**Entries provided**.
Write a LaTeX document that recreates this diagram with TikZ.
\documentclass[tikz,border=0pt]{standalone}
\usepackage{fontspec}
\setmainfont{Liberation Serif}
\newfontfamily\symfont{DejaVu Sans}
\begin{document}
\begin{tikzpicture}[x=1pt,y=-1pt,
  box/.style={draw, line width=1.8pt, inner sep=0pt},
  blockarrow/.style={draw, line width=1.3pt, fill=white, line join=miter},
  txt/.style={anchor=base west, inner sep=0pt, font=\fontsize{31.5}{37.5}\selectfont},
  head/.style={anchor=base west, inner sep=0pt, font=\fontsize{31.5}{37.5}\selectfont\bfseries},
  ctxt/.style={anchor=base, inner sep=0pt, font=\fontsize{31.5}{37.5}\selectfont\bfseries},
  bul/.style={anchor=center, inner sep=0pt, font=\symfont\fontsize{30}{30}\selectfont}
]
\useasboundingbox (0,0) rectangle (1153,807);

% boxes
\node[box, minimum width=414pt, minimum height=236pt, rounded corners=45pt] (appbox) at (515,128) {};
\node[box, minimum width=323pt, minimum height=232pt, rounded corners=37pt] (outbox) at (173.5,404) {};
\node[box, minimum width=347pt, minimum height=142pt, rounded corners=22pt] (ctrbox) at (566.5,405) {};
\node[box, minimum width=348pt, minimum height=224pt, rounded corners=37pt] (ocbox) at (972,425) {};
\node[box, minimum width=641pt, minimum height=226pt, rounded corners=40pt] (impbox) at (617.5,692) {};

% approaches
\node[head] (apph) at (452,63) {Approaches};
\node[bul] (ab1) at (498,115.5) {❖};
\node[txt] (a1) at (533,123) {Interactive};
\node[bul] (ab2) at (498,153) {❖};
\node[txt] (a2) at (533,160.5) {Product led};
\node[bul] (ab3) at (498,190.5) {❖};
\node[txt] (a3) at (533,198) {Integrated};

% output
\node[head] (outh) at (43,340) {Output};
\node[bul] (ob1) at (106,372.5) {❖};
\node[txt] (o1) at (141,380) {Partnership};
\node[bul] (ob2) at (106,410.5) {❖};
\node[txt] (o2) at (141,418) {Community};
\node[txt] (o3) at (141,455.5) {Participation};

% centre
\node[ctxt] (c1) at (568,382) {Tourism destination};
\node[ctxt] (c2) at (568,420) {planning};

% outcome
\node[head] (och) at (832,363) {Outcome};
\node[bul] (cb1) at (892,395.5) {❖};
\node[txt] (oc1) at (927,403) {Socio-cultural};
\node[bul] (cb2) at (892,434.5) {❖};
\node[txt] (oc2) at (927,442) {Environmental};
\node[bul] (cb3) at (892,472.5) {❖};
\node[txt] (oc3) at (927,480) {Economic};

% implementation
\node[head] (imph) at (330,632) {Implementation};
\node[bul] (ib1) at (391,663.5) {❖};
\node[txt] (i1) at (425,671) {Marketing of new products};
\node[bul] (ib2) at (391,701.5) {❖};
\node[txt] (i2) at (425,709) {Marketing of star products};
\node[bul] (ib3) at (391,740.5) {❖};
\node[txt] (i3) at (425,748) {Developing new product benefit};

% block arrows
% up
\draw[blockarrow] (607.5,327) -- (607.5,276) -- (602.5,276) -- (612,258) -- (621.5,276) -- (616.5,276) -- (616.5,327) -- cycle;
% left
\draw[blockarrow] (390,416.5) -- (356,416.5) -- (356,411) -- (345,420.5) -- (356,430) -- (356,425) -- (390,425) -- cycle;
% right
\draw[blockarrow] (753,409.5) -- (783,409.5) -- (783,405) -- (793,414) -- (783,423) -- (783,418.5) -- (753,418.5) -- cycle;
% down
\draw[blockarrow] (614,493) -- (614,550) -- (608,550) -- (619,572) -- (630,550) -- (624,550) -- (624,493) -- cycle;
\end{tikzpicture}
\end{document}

...

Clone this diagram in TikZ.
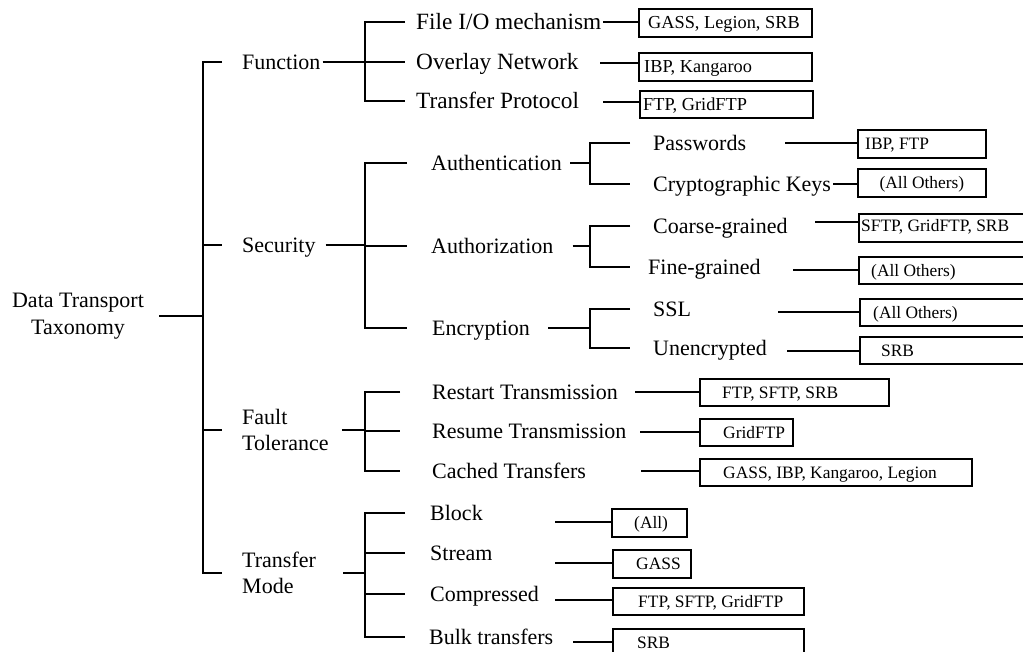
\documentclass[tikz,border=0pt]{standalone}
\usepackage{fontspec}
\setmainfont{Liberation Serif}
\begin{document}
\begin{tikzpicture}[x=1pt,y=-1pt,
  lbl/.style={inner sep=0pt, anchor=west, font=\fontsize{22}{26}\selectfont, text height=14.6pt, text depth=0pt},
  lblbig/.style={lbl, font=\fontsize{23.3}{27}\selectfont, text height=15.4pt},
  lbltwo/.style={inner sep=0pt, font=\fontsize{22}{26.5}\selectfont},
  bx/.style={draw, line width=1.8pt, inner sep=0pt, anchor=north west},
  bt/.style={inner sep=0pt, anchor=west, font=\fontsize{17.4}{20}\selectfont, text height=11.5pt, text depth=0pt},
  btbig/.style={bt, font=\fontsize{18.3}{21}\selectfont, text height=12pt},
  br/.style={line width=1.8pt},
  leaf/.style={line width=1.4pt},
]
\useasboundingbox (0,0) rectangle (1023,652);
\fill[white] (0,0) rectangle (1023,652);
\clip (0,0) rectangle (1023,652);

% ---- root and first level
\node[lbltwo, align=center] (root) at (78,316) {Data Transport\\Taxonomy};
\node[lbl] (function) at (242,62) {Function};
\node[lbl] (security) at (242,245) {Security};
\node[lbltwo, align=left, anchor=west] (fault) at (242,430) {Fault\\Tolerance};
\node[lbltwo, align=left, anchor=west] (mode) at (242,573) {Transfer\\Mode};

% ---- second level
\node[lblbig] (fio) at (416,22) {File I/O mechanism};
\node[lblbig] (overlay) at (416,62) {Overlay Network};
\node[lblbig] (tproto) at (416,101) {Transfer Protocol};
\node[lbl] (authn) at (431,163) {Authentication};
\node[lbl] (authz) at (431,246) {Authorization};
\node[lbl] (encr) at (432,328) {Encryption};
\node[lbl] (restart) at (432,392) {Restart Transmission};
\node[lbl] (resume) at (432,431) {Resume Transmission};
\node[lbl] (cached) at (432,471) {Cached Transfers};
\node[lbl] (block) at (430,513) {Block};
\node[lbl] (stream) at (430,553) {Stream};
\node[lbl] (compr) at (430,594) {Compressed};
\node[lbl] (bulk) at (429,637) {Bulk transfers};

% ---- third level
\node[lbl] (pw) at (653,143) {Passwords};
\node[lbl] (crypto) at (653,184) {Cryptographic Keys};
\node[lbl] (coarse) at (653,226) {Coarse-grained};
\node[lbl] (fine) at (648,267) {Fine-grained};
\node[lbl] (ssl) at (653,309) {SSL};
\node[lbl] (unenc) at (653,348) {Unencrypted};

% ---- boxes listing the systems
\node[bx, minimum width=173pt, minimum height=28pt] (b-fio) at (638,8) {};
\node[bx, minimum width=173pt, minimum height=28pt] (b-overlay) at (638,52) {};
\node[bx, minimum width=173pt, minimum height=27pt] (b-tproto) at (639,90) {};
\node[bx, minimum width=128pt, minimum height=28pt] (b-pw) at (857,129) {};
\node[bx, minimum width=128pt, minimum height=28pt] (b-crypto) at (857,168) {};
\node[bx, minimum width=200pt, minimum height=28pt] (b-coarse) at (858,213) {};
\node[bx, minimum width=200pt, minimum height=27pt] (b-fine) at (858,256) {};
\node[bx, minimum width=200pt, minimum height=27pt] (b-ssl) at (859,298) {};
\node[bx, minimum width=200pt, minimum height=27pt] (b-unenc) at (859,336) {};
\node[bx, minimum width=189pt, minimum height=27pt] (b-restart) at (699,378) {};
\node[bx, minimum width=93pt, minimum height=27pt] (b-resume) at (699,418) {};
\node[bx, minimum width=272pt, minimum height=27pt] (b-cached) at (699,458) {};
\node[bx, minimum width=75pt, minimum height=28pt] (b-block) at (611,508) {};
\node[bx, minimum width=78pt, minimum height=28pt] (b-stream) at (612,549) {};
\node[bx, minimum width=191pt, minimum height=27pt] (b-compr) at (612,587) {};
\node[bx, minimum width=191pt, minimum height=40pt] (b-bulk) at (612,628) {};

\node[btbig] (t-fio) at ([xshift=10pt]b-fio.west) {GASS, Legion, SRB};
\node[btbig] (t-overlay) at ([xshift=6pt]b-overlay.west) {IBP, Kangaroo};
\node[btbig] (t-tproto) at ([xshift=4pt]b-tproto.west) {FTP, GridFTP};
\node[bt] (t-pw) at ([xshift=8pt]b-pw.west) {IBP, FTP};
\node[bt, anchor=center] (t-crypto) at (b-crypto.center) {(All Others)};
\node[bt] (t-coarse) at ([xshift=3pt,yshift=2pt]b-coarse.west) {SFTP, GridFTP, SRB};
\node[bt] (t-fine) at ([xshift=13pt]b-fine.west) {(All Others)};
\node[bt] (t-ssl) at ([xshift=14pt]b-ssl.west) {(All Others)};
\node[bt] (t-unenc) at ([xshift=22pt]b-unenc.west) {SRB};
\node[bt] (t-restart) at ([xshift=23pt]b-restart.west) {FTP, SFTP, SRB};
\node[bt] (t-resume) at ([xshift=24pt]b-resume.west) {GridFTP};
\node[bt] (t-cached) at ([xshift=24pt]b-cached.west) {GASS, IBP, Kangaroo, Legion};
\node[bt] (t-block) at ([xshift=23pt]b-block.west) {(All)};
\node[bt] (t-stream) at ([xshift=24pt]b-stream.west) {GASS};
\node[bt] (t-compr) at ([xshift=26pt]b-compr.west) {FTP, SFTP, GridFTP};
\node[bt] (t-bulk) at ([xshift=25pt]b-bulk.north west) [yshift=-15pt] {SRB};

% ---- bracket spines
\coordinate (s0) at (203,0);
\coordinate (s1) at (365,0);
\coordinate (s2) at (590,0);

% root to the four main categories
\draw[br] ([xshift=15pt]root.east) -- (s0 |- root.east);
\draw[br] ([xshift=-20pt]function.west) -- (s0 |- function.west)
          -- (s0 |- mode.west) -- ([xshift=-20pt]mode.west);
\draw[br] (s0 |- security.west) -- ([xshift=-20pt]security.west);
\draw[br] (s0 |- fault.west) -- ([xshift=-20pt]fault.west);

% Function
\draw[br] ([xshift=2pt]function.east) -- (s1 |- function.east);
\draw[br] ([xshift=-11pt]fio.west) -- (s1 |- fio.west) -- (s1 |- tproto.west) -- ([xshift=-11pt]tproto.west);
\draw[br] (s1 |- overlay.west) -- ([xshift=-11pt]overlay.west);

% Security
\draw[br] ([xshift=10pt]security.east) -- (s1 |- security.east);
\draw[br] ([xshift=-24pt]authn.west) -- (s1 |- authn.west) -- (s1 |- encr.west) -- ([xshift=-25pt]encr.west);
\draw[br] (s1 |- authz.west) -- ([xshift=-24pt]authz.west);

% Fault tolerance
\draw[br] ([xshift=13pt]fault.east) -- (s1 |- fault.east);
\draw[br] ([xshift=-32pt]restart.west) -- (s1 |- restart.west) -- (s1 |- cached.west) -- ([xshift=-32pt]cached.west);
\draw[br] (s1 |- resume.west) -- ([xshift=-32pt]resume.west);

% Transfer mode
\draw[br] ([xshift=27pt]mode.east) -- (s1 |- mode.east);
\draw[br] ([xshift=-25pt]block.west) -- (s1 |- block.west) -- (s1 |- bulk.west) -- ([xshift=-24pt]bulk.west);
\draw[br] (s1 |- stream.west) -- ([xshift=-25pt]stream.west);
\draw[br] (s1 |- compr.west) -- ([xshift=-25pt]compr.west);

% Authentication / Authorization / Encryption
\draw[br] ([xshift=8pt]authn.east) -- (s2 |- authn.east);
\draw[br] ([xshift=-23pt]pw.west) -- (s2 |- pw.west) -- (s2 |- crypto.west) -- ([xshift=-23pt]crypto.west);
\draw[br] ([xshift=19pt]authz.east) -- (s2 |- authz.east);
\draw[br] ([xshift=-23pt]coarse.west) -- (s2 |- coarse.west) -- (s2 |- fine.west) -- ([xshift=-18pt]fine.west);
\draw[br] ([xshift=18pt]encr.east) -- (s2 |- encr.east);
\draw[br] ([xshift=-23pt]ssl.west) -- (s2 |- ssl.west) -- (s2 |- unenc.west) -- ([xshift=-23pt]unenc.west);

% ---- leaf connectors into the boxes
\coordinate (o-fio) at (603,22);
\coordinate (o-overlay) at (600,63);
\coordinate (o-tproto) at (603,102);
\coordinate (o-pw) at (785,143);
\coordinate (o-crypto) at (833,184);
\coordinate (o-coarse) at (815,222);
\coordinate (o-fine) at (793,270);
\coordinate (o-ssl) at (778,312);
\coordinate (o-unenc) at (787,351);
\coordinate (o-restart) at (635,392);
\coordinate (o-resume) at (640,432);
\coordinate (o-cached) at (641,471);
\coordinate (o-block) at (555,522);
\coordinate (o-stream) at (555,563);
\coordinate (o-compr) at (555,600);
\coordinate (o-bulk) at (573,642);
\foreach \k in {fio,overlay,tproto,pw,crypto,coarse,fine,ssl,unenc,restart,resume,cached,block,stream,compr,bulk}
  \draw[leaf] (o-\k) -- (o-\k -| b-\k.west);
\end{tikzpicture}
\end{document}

**What you should do**.
Only lines with the string "diagram" belong in your answer; copy each one.

**Response for this exercise**.
Write a LaTeX document that recreates this diagram with TikZ.
Clone this diagram in TikZ.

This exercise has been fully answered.